:: Exercise aim ::
Omit every picture, and retype the lines that run from the beginning of the data below through the line containing "fig = plt.figure(figsize=(12.73, 4.86), dpi=100)", inclusive.

:: Information provided ::
────────────────────────────────────────

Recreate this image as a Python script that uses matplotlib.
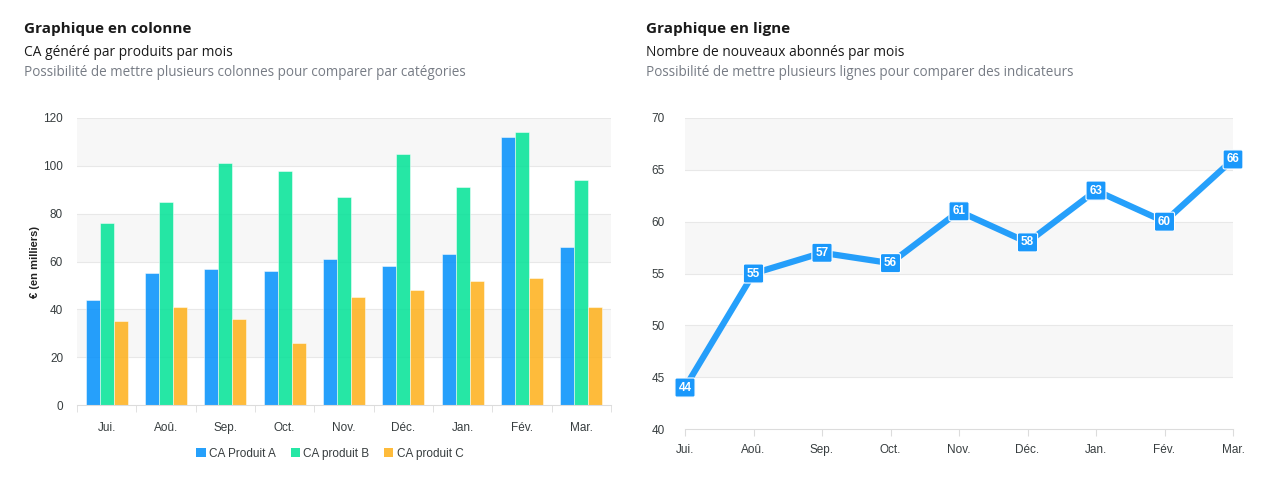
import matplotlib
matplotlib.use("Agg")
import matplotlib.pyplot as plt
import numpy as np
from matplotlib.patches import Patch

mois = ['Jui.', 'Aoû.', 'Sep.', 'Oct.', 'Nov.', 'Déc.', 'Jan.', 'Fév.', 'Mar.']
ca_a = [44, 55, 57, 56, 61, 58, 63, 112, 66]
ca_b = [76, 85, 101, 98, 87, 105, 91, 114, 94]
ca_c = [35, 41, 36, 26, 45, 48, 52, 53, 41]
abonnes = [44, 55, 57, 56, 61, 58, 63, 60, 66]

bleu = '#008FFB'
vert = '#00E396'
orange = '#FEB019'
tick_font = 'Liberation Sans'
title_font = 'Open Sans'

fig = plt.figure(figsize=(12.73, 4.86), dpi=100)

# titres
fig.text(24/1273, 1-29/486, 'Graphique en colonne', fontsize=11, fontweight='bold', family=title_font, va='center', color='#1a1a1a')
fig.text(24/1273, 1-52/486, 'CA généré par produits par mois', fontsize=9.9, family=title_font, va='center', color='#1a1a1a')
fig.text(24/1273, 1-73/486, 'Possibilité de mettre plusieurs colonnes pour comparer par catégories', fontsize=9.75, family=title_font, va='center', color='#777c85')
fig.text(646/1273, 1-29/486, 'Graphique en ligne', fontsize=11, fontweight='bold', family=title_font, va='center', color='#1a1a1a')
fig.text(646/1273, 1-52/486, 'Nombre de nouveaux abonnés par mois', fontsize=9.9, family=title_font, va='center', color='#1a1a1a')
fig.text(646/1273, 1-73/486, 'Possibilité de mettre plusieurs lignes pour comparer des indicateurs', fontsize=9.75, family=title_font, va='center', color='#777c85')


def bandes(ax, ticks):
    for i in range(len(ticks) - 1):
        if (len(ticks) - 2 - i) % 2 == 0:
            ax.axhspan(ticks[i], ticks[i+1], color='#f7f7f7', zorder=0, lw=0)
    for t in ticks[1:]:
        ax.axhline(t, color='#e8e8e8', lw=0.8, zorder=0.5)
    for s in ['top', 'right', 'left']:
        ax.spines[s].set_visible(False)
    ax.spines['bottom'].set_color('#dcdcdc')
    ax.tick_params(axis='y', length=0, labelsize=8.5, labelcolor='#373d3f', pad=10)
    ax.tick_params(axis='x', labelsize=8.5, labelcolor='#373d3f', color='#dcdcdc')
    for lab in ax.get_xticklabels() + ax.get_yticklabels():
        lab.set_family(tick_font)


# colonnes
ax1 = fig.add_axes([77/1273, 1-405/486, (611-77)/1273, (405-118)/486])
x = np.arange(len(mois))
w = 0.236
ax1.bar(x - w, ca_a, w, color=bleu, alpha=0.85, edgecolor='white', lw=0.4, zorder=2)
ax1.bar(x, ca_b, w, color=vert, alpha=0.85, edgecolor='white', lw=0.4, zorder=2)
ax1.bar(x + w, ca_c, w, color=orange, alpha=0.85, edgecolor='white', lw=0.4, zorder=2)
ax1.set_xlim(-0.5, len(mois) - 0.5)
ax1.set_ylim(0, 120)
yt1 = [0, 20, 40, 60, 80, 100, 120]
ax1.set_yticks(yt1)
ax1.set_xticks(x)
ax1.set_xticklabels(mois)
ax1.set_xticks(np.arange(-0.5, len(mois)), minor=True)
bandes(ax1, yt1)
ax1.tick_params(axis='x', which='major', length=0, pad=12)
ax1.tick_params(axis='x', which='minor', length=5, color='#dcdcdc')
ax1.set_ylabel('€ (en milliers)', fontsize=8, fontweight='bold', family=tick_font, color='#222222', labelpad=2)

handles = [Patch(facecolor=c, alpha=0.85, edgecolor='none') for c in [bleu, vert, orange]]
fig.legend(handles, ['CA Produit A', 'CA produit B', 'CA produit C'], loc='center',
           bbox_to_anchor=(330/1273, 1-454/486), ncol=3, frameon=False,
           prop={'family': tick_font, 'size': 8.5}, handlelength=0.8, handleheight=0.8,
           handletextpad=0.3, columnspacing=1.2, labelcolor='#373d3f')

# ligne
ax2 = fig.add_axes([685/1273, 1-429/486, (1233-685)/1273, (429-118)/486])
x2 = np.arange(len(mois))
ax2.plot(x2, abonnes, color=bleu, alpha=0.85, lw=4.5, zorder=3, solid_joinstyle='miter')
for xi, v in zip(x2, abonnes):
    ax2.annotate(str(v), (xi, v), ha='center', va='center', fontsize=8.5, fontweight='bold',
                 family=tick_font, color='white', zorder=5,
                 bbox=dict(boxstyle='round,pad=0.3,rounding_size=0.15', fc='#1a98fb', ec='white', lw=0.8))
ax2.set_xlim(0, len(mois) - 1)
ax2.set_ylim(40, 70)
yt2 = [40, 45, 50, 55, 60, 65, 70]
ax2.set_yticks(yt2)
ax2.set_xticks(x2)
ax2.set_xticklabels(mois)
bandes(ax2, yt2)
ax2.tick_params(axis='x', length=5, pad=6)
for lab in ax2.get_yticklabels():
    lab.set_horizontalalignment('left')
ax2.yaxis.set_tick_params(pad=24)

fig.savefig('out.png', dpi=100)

────────────────────────────────────────

:: Answer to the task ::
Recreate this image as a Python script that uses matplotlib.
import matplotlib
matplotlib.use("Agg")
import matplotlib.pyplot as plt
import numpy as np
from matplotlib.patches import Patch

mois = ['Jui.', 'Aoû.', 'Sep.', 'Oct.', 'Nov.', 'Déc.', 'Jan.', 'Fév.', 'Mar.']
ca_a = [44, 55, 57, 56, 61, 58, 63, 112, 66]
ca_b = [76, 85, 101, 98, 87, 105, 91, 114, 94]
ca_c = [35, 41, 36, 26, 45, 48, 52, 53, 41]
abonnes = [44, 55, 57, 56, 61, 58, 63, 60, 66]

bleu = '#008FFB'
vert = '#00E396'
orange = '#FEB019'
tick_font = 'Liberation Sans'
title_font = 'Open Sans'

fig = plt.figure(figsize=(12.73, 4.86), dpi=100)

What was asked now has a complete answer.